**Problem details:** Below is a listing to write out in full, exactly as given, without its pictures.

**Information supplied:**
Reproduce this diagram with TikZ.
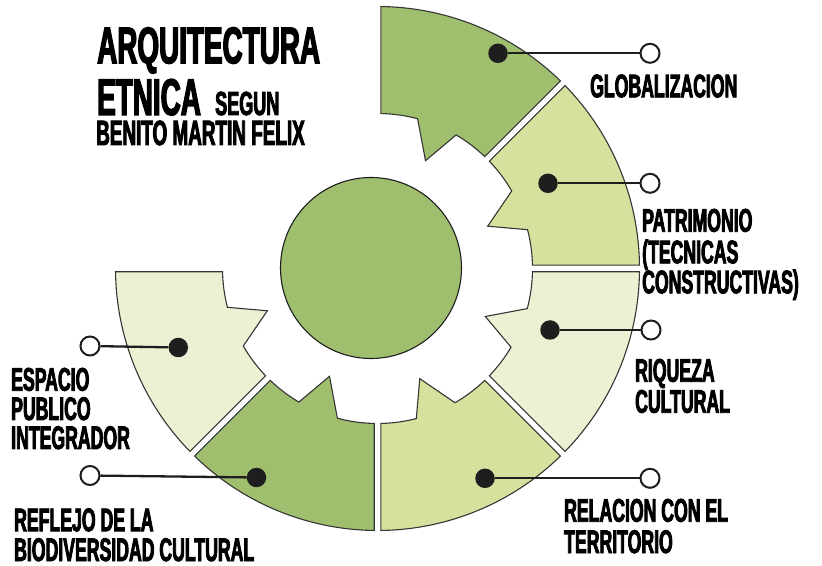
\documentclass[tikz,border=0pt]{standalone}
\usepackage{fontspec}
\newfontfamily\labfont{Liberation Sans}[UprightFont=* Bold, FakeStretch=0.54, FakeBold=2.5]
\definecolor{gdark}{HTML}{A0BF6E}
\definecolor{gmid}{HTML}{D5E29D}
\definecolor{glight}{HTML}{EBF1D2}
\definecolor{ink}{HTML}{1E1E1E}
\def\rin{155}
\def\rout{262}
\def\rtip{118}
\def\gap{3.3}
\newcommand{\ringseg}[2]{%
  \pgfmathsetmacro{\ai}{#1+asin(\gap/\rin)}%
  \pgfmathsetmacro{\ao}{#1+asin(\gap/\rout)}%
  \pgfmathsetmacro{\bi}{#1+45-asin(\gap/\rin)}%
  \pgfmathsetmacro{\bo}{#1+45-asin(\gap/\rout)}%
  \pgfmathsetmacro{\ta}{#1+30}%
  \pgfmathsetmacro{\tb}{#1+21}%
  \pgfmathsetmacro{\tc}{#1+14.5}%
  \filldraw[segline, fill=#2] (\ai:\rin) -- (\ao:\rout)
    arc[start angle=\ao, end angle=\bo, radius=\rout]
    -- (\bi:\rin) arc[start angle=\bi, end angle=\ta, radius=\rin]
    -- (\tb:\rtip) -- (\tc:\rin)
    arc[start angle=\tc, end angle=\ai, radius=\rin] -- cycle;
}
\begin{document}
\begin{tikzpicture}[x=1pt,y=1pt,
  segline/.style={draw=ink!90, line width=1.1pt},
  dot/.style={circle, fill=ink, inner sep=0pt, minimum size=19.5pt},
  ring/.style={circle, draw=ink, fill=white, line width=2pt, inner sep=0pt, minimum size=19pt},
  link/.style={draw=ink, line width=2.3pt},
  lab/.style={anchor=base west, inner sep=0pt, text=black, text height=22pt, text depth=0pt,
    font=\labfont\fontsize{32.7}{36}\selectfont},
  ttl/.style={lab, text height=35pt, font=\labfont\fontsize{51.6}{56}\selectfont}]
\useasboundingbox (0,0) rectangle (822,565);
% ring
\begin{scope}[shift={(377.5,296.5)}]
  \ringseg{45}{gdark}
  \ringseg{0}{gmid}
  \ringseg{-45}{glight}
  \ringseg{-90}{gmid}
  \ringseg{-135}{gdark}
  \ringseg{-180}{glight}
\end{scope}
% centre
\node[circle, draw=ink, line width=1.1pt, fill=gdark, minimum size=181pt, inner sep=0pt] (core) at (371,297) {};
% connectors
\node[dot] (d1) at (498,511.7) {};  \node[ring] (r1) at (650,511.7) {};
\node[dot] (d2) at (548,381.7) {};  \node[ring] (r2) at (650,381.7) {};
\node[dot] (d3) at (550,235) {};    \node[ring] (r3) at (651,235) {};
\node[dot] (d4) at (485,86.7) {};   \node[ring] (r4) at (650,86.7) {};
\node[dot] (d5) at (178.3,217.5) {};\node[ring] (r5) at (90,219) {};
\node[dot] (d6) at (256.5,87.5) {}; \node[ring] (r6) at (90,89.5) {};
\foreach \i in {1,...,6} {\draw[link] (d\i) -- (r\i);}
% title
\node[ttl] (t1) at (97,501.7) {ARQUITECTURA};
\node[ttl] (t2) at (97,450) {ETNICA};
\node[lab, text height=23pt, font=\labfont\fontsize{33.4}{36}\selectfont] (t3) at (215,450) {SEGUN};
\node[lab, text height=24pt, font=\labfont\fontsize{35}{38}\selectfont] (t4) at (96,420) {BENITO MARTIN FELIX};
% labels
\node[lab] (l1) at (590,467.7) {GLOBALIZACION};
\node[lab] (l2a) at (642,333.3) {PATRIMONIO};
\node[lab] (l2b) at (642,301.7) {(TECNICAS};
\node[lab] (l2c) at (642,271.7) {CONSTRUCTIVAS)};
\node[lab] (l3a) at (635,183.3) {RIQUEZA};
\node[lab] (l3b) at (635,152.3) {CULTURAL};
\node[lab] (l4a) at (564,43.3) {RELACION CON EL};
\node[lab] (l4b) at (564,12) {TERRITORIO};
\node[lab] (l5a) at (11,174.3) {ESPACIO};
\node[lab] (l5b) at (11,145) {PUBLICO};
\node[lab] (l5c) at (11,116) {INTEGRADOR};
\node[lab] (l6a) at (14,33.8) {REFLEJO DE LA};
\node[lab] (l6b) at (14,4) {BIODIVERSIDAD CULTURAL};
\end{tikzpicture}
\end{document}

**Full output:**
Reproduce this diagram with TikZ.
\documentclass[tikz,border=0pt]{standalone}
\usepackage{fontspec}
\newfontfamily\labfont{Liberation Sans}[UprightFont=* Bold, FakeStretch=0.54, FakeBold=2.5]
\definecolor{gdark}{HTML}{A0BF6E}
\definecolor{gmid}{HTML}{D5E29D}
\definecolor{glight}{HTML}{EBF1D2}
\definecolor{ink}{HTML}{1E1E1E}
\def\rin{155}
\def\rout{262}
\def\rtip{118}
\def\gap{3.3}
\newcommand{\ringseg}[2]{%
  \pgfmathsetmacro{\ai}{#1+asin(\gap/\rin)}%
  \pgfmathsetmacro{\ao}{#1+asin(\gap/\rout)}%
  \pgfmathsetmacro{\bi}{#1+45-asin(\gap/\rin)}%
  \pgfmathsetmacro{\bo}{#1+45-asin(\gap/\rout)}%
  \pgfmathsetmacro{\ta}{#1+30}%
  \pgfmathsetmacro{\tb}{#1+21}%
  \pgfmathsetmacro{\tc}{#1+14.5}%
  \filldraw[segline, fill=#2] (\ai:\rin) -- (\ao:\rout)
    arc[start angle=\ao, end angle=\bo, radius=\rout]
    -- (\bi:\rin) arc[start angle=\bi, end angle=\ta, radius=\rin]
    -- (\tb:\rtip) -- (\tc:\rin)
    arc[start angle=\tc, end angle=\ai, radius=\rin] -- cycle;
}
\begin{document}
\begin{tikzpicture}[x=1pt,y=1pt,
  segline/.style={draw=ink!90, line width=1.1pt},
  dot/.style={circle, fill=ink, inner sep=0pt, minimum size=19.5pt},
  ring/.style={circle, draw=ink, fill=white, line width=2pt, inner sep=0pt, minimum size=19pt},
  link/.style={draw=ink, line width=2.3pt},
  lab/.style={anchor=base west, inner sep=0pt, text=black, text height=22pt, text depth=0pt,
    font=\labfont\fontsize{32.7}{36}\selectfont},
  ttl/.style={lab, text height=35pt, font=\labfont\fontsize{51.6}{56}\selectfont}]
\useasboundingbox (0,0) rectangle (822,565);
% ring
\begin{scope}[shift={(377.5,296.5)}]
  \ringseg{45}{gdark}
  \ringseg{0}{gmid}
  \ringseg{-45}{glight}
  \ringseg{-90}{gmid}
  \ringseg{-135}{gdark}
  \ringseg{-180}{glight}
\end{scope}
% centre
\node[circle, draw=ink, line width=1.1pt, fill=gdark, minimum size=181pt, inner sep=0pt] (core) at (371,297) {};
% connectors
\node[dot] (d1) at (498,511.7) {};  \node[ring] (r1) at (650,511.7) {};
\node[dot] (d2) at (548,381.7) {};  \node[ring] (r2) at (650,381.7) {};
\node[dot] (d3) at (550,235) {};    \node[ring] (r3) at (651,235) {};
\node[dot] (d4) at (485,86.7) {};   \node[ring] (r4) at (650,86.7) {};
\node[dot] (d5) at (178.3,217.5) {};\node[ring] (r5) at (90,219) {};
\node[dot] (d6) at (256.5,87.5) {}; \node[ring] (r6) at (90,89.5) {};
\foreach \i in {1,...,6} {\draw[link] (d\i) -- (r\i);}
% title
\node[ttl] (t1) at (97,501.7) {ARQUITECTURA};
\node[ttl] (t2) at (97,450) {ETNICA};
\node[lab, text height=23pt, font=\labfont\fontsize{33.4}{36}\selectfont] (t3) at (215,450) {SEGUN};
\node[lab, text height=24pt, font=\labfont\fontsize{35}{38}\selectfont] (t4) at (96,420) {BENITO MARTIN FELIX};
% labels
\node[lab] (l1) at (590,467.7) {GLOBALIZACION};
\node[lab] (l2a) at (642,333.3) {PATRIMONIO};
\node[lab] (l2b) at (642,301.7) {(TECNICAS};
\node[lab] (l2c) at (642,271.7) {CONSTRUCTIVAS)};
\node[lab] (l3a) at (635,183.3) {RIQUEZA};
\node[lab] (l3b) at (635,152.3) {CULTURAL};
\node[lab] (l4a) at (564,43.3) {RELACION CON EL};
\node[lab] (l4b) at (564,12) {TERRITORIO};
\node[lab] (l5a) at (11,174.3) {ESPACIO};
\node[lab] (l5b) at (11,145) {PUBLICO};
\node[lab] (l5c) at (11,116) {INTEGRADOR};
\node[lab] (l6a) at (14,33.8) {REFLEJO DE LA};
\node[lab] (l6b) at (14,4) {BIODIVERSIDAD CULTURAL};
\end{tikzpicture}
\end{document}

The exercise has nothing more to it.